Schuette’s comments were widely discussed in Cologne’s media, and a few days later, Mayor Jürgen Roters transferred Schuette to a different position (as a civil servant he couldn’t be fired.) “Cologne residents are socially involved and open to dialogue,” Roters told Haaretz at the time, rejecting Schuette’s claims. “The debate over the museum and the archaeological site was lively from the start and included budgetary, urban and administrative aspects — but it was not at all motivated by anti-Semitism. There are small extreme right-wing groups that try from time to time to exploit the project for their propaganda purposes, but they’ve failed.”
But the plans for the museum were opposed not only by the far-right party Pro Koeln. Local politicians from the center-right CDU party (the party of Chancellor Angela Merkel) said it was “madness” for a city already in debt to spend so much money on so massive a project. “Cologne cannot allow itself to build a new museum,” leading local CDU politician Volker Meertz said.
Either way, Schuette had give up the reins, and Trier, his successor, refused to discuss the affair. “I look forward, and not behind; I lock backwards only professionally, in my work as archaeologist,” he said. Of course there were and might still be some who deem the project too expensive, but now that all contracts are signed and the controversy with the Israeli press is over, the population is “overwhelmingly in favor” of the museum, he said.
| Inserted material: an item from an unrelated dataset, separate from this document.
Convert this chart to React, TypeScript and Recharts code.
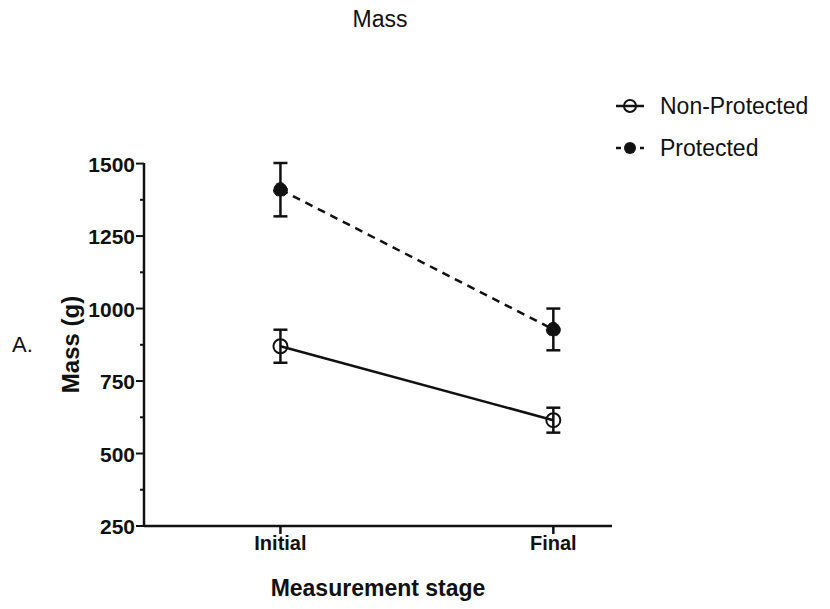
import React from 'react'
import { ComposedChart, Line, XAxis, YAxis, ErrorBar } from 'recharts'

const stages = ['Initial', 'Final']
const nonProtected = [870, 615]
const nonProtectedErr = [57, 43]
const protectedMass = [1410, 928]
const protectedErr = [92, 72]
const yTicks = [250, 375, 500, 625, 750, 875, 1000, 1125, 1250, 1375, 1500]
const majorTicks = [250, 500, 750, 1000, 1250, 1500]

const rows = stages.map((s, i) => ({
  x: i,
  stage: s,
  nonProt: nonProtected[i],
  nonProtErr: nonProtectedErr[i],
  prot: protectedMass[i],
  protErr: protectedErr[i],
}))

const FONT = '"Liberation Sans", Arial, sans-serif'
const INK = '#111'
const AXIS_X = 144

// major ticks get a label and a long tick, minor ones a short tick only
const YTick = (props: any) => {
  const { y, payload } = props
  const major = majorTicks.includes(payload.value)
  return (
    <g>
      <line x1={AXIS_X - (major ? 8 : 4)} x2={AXIS_X} y1={y} y2={y} stroke={INK} strokeWidth={2} />
      {major && (
        <text x={AXIS_X - 9} y={y} dy={8} textAnchor="end" fontFamily={FONT} fontWeight="bold" fontSize={21} fill={INK}>
          {payload.value}
        </text>
      )}
    </g>
  )
}

const LegendBox = () => (
  <svg width={215} height={80} style={{ position: 'absolute', left: 614, top: 88 }}>
    <line x1={2} x2={30} y1={18} y2={18} stroke={INK} strokeWidth={2.5} />
    <circle cx={16} cy={18} r={6} fill="none" stroke={INK} strokeWidth={2} />
    <text x={46} y={26} fontFamily={FONT} fontSize={23} fill={INK}>Non-Protected</text>
    <line x1={2} x2={7} y1={60} y2={60} stroke={INK} strokeWidth={2.5} />
    <line x1={26} x2={30} y1={60} y2={60} stroke={INK} strokeWidth={2.5} />
    <circle cx={16} cy={60} r={6} fill={INK} />
    <text x={46} y={68} fontFamily={FONT} fontSize={23} fill={INK}>Protected</text>
  </svg>
)

export default function App() {
  return (
    <div style={{ position: 'absolute', left: 0, top: 0, width: 830, height: 609, background: '#fff' }}>
      <div style={{ position: 'absolute', left: 0, width: 760, top: 6, textAlign: 'center', fontFamily: FONT, fontSize: 23, color: INK }}>
        Mass
      </div>
      <div style={{ position: 'absolute', left: 12, top: 332, fontFamily: FONT, fontSize: 22, color: INK }}>A.</div>
      <LegendBox />
      <ComposedChart
        width={830}
        height={609}
        data={rows}
        margin={{ top: 163, right: 218, bottom: 53, left: 84 }}
      >
        <XAxis
          dataKey="x"
          type="number"
          domain={[-0.5, 1.215]}
          ticks={[0, 1]}
          tickFormatter={(v: number) => stages[v]}
          height={30}
          stroke={INK}
          strokeWidth={2.5}
          tickSize={8}
          tick={{ fontFamily: FONT, fontWeight: 'bold', fontSize: 20, fill: INK }}
          label={{
            value: 'Measurement stage',
            position: 'insideBottom',
            offset: -40,
            style: { fontFamily: FONT, fontWeight: 'bold', fontSize: 23, fill: INK },
          }}
        />
        <YAxis
          type="number"
          domain={[250, 1500]}
          ticks={yTicks}
          interval={0}
          width={60}
          stroke={INK}
          strokeWidth={2.5}
          tickLine={false}
          tick={<YTick />}
          label={{
            value: 'Mass (g)',
            angle: -90,
            position: 'insideLeft',
            offset: -14,
            style: { textAnchor: 'middle', fontFamily: FONT, fontWeight: 'bold', fontSize: 24, fill: INK },
          }}
        />
        <Line
          dataKey="nonProt"
          stroke={INK}
          strokeWidth={2.5}
          dot={{ r: 7, fill: 'none', stroke: INK, strokeWidth: 2 }}
          isAnimationActive={false}
        >
          <ErrorBar dataKey="nonProtErr" direction="y" width={7} stroke={INK} strokeWidth={2.5} />
        </Line>
        <Line
          dataKey="prot"
          stroke={INK}
          strokeWidth={2.5}
          strokeDasharray="8 6"
          dot={{ r: 7, fill: INK, stroke: INK, strokeWidth: 1 }}
          isAnimationActive={false}
        >
          <ErrorBar dataKey="protErr" direction="y" width={7} stroke={INK} strokeWidth={2.5} />
        </Line>
      </ComposedChart>
    </div>
  )
}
The local Jews beg to differ. Sure, the right-wing Pro-Koeln party voted against the proposal to build a Jewish museum in the city center, and so did some CDU politicians. But there were also others who didn’t love the idea. “There still is squabbling and a very low acceptance within the population,” said Abraham Lehrer, one of three chairmen of Cologne’s 5,000-member strong Jewish community. Opponents of the project like to blame the municipality’s dire financial situation, arguing that public funds are more urgently needed for social issues and need and to repair streets, Lehrer added. Do anti-Semitic resentments play a role in this? “I wouldn’t rule this out,” he said.
However, he stressed, people who aren’t enthusiastic about the idea of a Jewish museum near their city’s central square should not all be viewed as anti-Semites. “It’s more like a not-in-my-backyard kind of thing.” While he has never encountered anyone who objected to the museum on the grounds that it showed that Jews have been living in this city for more than a millennium and a half, there are those who feel that German postwar guilt feelings prevented the political echelon from opposing the plan, Lehrer said. There are some who claim that, 70 years after the Holocaust some politicians would vote in favor lest they be accused of wanting to “wipe the slate clean,” even if they really oppose it on financial grounds.
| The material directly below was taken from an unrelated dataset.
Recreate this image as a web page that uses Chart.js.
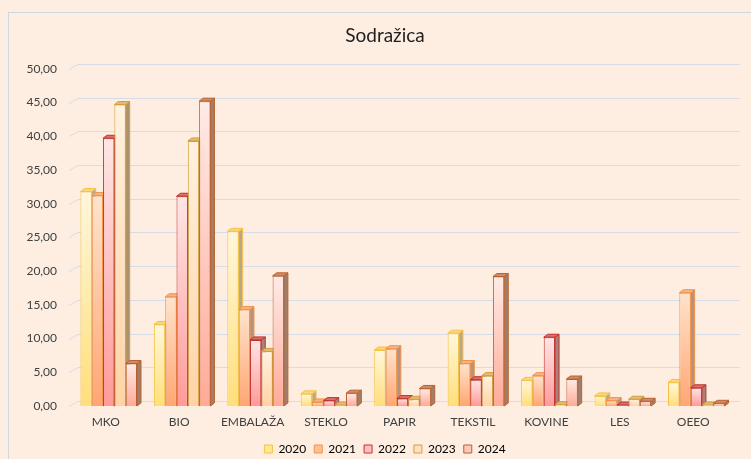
<!DOCTYPE html>
<html>
<head>
<meta charset="utf-8">
<script src="https://cdn.jsdelivr.net/npm/chart.js@4.4.1/dist/chart.umd.min.js"></script>
<style>
html, body { margin: 0; padding: 0; background: #fdeee1; }
#wrap { position: relative; width: 751px; height: 459px; overflow: hidden; }
#frame { position: absolute; left: 8px; top: 12px; width: 754px; height: 500px; border: 1px solid #cdd7e0; box-sizing: border-box; }
#c { position: absolute; left: 0; top: 0; }
</style>
</head>
<body>
<div id="wrap">
  <div id="frame"></div>
  <canvas id="c" width="770" height="465"></canvas>
</div>
<script>
// podatki
var categories = ['MKO', 'BIO', 'EMBALAŽA', 'STEKLO', 'PAPIR', 'TEKSTIL', 'KOVINE', 'LES', 'OEEO'];
var years = ['2020', '2021', '2022', '2023', '2024'];
var v2020 = [31.8, 12.1, 25.9, 1.8, 8.3, 10.8, 3.8, 1.5, 3.5];
var v2021 = [31.2, 16.2, 14.3, 0.6, 8.5, 6.3, 4.5, 0.8, 16.8];
var v2022 = [39.7, 31.1, 9.8, 0.8, 1.1, 3.9, 10.2, 0.1, 2.7];
var v2023 = [44.7, 39.3, 8.1, 0.1, 1.0, 4.5, 0.2, 1.0, 0.05];
var v2024 = [6.3, 45.2, 19.3, 1.9, 2.6, 19.2, 4.0, 0.7, 0.4];
var yTicks = [0, 5, 10, 15, 20, 25, 30, 35, 40, 45, 50];

// barve
var topCol = ['#fff7dc', '#ffe3cc', '#ffe6e6', '#fff2e0', '#ffebe6'];
var botCol = ['#ffdf7a', '#ffa673', '#ff9a9a', '#ffd3a6', '#ffaa98'];
var borderCol = ['#f6c246', '#f39247', '#c3302b', '#d59d3a', '#b9612f'];
var sideCol = ['#b7a88c', '#b39483', '#a9827c', '#ab9272', '#a27e69'];
var capCol = ['#f7d880', '#f5b488', '#d9706a', '#e2bb7a', '#cf8c68'];
var legendFill = ['#ffe88f', '#ffbf95', '#ffc0c0', '#ffe0bb', '#ffc7b8'];

var font = 'Lato, "Open Sans", sans-serif';

function grad(i) {
    return function (c) {
        var chart = c.chart;
        if (!chart.chartArea || c.raw == null) return botCol[i];
        var ys = chart.scales.y;
        var y1 = ys.getPixelForValue(c.raw);
        var y0 = ys.getPixelForValue(0);
        if (y0 - y1 < 1) y1 = y0 - 1;
        var g = chart.ctx.createLinearGradient(0, y1, 0, y0);
        g.addColorStop(0, topCol[i]);
        g.addColorStop(1, botCol[i]);
        return g;
    };
}

var series = [v2020, v2021, v2022, v2023, v2024];
var datasets = series.map(function (d, i) {
    return {
        label: years[i],
        data: d,
        backgroundColor: grad(i),
        borderColor: borderCol[i],
        borderWidth: 1,
        categoryPercentage: 0.77,
        barPercentage: 1.0
    };
});

// 3D stena, mreža in stolpci
var DX = 4, DY = 3, SHIFT = 3;
var bar3d = {
    id: 'bar3d',
    beforeDatasetsDraw: function (chart) {
        var ctx = chart.ctx;
        var ys = chart.scales.y;
        var a = chart.chartArea;
        ctx.save();
        ctx.strokeStyle = '#d6dde6';
        ctx.lineWidth = 1;
        yTicks.forEach(function (v) {
            var y = Math.round(ys.getPixelForValue(v)) + 0.5;
            ctx.beginPath();
            ctx.moveTo(a.left, y);
            ctx.lineTo(a.left + 9, y - 5);
            ctx.lineTo(a.right + 10, y - 5);
            ctx.stroke();
        });
        ctx.restore();

        ctx.save();
        ctx.translate(SHIFT, 0);
        chart.data.datasets.forEach(function (ds, i) {
            var meta = chart.getDatasetMeta(i);
            meta.data.forEach(function (bar) {
                var p = bar.getProps(['x', 'y', 'base', 'width'], true);
                var l = p.x - p.width / 2, r = p.x + p.width / 2;
                var top = Math.min(p.y, p.base - 1);
                bar.draw(ctx);
                ctx.save();
                ctx.lineWidth = 1;
                // stranska ploskev
                ctx.beginPath();
                ctx.moveTo(r, top);
                ctx.lineTo(r + DX, top - DY);
                ctx.lineTo(r + DX, p.base - DY);
                ctx.lineTo(r, p.base);
                ctx.closePath();
                ctx.fillStyle = sideCol[i];
                ctx.fill();
                ctx.strokeStyle = borderCol[i];
                ctx.stroke();
                // zgornja ploskev
                ctx.beginPath();
                ctx.moveTo(l, top);
                ctx.lineTo(l + DX, top - DY);
                ctx.lineTo(r + DX, top - DY);
                ctx.lineTo(r, top);
                ctx.closePath();
                ctx.fillStyle = capCol[i];
                ctx.fill();
                ctx.strokeStyle = borderCol[i];
                ctx.stroke();
                ctx.restore();
            });
        });
        ctx.restore();
        return false;
    }
};

var ctx = document.getElementById('c').getContext('2d');
var chart = new Chart(ctx, {
    type: 'bar',
    data: { labels: categories, datasets: datasets },
    plugins: [bar3d],
    options: {
        responsive: false,
        animation: false,
        devicePixelRatio: 1,
        layout: { padding: { left: 8, right: 8, top: 12, bottom: 0 } },
        plugins: {
            title: {
                display: true,
                text: 'Sodražica',
                color: '#1e1e1e',
                font: { family: font, size: 19, weight: 'normal', lineHeight: 1.2 },
                padding: { top: 12, bottom: 22 }
            },
            legend: {
                position: 'bottom',
                labels: {
                    boxWidth: 8,
                    boxHeight: 8,
                    padding: 8,
                    color: '#404040',
                    font: { family: font, size: 12 },
                    generateLabels: function (ch) {
                        return years.map(function (y, i) {
                            return {
                                text: y,
                                fillStyle: legendFill[i],
                                strokeStyle: borderCol[i],
                                lineWidth: 1,
                                datasetIndex: i,
                                hidden: false
                            };
                        });
                    }
                }
            },
            tooltip: { enabled: false }
        },
        scales: {
            x: {
                afterFit: function (s) { s.height = 29; },
                grid: { display: false, drawTicks: false },
                border: { display: false },
                ticks: { color: '#404040', font: { family: font, size: 12 }, padding: 9 }
            },
            y: {
                min: 0,
                max: 50,
                afterFit: function (s) { s.width = 61; },
                afterBuildTicks: function (s) {
                    s.ticks = yTicks.map(function (v) { return { value: v }; });
                },
                grid: { display: false, drawTicks: false },
                border: { display: false },
                ticks: {
                    color: '#404040',
                    font: { family: font, size: 12 },
                    padding: 12,
                    callback: function (v) { return v.toFixed(2).replace('.', ','); }
                }
            },
            y2: {
                position: 'right',
                display: true,
                afterFit: function (s) { s.width = 32; },
                grid: { display: false, drawTicks: false },
                border: { display: false },
                ticks: { display: false }
            }
        }
    }
});
</script>
</body>
</html>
And the Jews of Cologne? While supportive of the idea, they never asked for the Archaeological Zone/Jewish Museum, or any other project, and certainly do not consider themselves as the primary beneficiaries of it, according to Lehrer. “We always said the museum is not for us. We don’t need it,” he said. “We will also use it, we will send our young people there because hopefully there will be interesting things to see. But that doesn’t change that it’s not a museum for the Jewish community.”
If the museum fulfills its expectations, it could turn Cologne into a must-see destination for tourists interested in Jewish history, he surmised. “Because this museum is not another Holocaust museum, it’s not another version of the Jewish Museum in Berlin. It will be a museum of Jewish Cologne, and with this it could a name for itself in the Jewish world.”